▶ Supplied data
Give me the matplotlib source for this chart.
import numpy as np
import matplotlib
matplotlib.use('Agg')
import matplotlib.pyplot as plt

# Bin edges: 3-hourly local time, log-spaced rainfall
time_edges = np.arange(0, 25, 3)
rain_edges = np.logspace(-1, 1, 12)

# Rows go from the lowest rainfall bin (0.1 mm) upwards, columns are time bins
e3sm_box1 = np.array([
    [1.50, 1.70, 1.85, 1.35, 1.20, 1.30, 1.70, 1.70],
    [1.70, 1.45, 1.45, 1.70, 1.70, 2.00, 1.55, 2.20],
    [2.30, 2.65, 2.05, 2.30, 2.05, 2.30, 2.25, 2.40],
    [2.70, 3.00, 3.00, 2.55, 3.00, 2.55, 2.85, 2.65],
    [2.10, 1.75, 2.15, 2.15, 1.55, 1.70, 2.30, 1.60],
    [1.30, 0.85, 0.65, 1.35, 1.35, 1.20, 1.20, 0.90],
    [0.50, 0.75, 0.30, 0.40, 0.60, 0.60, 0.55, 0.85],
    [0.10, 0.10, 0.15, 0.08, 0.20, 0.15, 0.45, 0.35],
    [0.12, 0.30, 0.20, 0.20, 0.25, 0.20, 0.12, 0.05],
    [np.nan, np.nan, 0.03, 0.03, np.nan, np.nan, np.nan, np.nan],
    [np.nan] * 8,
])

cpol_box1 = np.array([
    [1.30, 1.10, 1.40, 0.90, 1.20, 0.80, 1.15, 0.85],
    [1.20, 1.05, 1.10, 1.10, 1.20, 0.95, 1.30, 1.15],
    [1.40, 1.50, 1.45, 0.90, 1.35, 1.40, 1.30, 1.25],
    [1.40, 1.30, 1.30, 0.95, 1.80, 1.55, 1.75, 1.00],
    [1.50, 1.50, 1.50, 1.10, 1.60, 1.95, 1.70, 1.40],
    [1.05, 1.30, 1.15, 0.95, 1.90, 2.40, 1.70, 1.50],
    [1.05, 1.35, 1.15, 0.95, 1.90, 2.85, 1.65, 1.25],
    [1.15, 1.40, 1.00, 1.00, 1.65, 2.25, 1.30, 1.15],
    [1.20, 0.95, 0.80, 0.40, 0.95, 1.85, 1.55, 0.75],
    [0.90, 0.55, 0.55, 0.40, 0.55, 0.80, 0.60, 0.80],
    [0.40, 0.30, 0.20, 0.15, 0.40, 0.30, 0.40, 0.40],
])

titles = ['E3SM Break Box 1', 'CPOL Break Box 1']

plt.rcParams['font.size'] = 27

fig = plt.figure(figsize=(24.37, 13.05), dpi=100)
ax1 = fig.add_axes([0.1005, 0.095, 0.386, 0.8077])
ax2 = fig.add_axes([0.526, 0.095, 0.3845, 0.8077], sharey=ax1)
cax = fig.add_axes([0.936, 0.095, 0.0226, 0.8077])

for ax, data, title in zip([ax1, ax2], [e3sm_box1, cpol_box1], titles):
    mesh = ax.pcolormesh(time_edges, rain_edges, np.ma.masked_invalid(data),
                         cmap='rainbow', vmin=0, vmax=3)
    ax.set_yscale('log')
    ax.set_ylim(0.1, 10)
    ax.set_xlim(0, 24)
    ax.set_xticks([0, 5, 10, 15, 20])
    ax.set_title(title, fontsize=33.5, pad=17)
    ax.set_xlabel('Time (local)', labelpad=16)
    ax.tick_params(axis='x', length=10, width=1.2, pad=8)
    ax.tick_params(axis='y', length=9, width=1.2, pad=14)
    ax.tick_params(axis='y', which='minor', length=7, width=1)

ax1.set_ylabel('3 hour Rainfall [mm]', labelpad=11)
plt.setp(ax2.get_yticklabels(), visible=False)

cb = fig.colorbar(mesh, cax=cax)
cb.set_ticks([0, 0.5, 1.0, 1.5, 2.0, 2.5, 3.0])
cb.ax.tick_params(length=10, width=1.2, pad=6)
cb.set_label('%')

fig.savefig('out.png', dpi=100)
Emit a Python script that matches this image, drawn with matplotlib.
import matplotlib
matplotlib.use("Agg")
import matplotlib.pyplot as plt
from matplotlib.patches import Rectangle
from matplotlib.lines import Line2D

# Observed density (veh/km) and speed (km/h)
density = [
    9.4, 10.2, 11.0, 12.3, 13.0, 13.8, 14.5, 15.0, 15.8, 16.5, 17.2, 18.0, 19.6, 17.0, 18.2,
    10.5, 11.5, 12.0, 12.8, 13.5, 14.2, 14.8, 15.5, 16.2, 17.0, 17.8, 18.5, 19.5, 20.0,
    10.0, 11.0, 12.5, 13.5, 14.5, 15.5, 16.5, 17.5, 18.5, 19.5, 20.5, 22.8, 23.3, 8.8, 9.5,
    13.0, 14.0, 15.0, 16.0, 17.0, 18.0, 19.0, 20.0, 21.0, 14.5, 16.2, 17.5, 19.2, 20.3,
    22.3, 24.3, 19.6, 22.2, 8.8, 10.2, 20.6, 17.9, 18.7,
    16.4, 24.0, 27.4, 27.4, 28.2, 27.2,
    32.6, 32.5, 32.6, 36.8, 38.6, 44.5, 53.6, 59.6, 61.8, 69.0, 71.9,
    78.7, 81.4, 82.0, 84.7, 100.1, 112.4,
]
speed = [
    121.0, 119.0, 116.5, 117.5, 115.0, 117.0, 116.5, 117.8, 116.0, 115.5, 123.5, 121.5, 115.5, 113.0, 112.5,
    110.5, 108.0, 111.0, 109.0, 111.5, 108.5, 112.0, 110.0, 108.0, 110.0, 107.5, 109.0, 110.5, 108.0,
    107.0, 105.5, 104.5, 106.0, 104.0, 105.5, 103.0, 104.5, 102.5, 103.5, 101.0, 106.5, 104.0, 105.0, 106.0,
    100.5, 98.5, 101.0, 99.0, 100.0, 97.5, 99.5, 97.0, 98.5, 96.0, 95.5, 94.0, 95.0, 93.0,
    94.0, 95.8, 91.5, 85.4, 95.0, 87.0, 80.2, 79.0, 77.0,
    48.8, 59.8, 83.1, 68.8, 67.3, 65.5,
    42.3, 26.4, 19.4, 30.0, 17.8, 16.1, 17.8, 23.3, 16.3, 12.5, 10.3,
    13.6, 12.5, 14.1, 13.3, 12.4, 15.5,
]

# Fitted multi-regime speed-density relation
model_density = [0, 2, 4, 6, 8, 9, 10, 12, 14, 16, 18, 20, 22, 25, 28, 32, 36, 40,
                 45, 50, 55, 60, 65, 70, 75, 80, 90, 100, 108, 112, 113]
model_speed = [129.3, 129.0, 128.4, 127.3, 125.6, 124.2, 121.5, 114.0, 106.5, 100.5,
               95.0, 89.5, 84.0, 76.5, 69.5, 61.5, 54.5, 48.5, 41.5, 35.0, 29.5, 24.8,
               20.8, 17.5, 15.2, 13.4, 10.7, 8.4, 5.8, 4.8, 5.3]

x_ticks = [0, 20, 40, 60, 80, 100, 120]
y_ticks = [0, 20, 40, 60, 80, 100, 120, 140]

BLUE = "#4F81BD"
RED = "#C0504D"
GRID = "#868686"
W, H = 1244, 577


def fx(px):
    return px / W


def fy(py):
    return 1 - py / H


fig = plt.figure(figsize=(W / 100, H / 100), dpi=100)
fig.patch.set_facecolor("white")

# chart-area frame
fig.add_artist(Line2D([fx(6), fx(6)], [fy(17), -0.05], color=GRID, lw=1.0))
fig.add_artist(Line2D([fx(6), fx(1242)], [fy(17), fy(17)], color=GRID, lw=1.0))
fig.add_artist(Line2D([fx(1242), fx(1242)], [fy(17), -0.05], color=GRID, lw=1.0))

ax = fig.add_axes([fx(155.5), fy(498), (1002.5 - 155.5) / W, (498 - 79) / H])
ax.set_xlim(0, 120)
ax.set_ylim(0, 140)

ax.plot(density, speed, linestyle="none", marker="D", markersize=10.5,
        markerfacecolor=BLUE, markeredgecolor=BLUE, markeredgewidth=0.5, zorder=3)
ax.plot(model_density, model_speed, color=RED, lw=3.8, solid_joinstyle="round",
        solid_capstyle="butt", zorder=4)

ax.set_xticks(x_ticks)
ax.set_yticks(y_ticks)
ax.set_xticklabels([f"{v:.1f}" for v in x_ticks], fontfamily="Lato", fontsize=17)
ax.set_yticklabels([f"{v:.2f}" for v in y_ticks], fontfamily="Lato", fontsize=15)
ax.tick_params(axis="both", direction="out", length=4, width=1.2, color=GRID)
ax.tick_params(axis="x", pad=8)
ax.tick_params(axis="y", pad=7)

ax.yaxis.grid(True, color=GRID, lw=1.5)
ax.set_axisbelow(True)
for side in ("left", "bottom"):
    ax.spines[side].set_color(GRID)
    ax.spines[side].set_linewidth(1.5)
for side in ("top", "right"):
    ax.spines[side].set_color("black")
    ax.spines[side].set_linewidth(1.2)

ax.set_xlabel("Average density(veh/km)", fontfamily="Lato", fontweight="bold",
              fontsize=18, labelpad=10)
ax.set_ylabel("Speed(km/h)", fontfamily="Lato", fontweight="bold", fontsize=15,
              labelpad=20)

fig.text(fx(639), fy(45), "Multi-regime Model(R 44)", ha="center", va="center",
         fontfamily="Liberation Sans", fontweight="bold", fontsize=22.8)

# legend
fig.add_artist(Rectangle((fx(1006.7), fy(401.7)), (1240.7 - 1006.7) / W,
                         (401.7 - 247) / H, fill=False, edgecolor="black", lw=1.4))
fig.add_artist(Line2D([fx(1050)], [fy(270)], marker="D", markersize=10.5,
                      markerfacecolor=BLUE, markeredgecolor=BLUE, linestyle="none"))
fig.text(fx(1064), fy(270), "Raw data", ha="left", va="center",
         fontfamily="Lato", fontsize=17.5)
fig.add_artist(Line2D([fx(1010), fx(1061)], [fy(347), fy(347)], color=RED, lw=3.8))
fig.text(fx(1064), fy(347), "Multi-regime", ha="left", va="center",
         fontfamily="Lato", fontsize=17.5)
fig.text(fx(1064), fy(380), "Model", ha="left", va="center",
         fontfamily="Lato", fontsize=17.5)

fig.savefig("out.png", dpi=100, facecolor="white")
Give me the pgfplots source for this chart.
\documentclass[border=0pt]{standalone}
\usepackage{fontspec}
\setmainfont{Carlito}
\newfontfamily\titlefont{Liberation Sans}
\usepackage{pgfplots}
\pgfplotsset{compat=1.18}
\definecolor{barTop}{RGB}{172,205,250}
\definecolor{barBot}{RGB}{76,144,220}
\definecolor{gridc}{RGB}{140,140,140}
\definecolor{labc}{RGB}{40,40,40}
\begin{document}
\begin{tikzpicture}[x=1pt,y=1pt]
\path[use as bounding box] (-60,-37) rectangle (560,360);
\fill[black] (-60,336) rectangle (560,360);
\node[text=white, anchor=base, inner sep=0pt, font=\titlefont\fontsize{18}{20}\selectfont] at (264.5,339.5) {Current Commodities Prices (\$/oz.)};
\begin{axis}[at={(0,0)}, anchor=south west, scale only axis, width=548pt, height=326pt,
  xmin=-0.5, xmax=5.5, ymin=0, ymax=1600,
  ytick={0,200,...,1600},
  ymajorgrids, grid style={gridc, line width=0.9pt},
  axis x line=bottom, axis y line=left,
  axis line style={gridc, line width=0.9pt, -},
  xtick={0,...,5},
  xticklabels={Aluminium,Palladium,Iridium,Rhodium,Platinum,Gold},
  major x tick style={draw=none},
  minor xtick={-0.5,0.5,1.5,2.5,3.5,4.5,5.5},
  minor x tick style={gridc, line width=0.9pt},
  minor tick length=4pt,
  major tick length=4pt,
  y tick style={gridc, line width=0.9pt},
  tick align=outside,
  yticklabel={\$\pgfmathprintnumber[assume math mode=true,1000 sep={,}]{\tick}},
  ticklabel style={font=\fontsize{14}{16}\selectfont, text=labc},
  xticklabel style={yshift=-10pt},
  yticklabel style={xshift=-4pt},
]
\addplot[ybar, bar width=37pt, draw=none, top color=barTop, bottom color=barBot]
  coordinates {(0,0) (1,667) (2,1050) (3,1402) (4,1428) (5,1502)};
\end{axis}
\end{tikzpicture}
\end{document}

▶ Exercise instructions
Print the records above verbatim from their first line to the line containing "rain_edges = np.logspace(-1, 1, 12)", both included, and stop there.

▶ Result of the exercise
Give me the matplotlib source for this chart.
import numpy as np
import matplotlib
matplotlib.use('Agg')
import matplotlib.pyplot as plt

# Bin edges: 3-hourly local time, log-spaced rainfall
time_edges = np.arange(0, 25, 3)
rain_edges = np.logspace(-1, 1, 12)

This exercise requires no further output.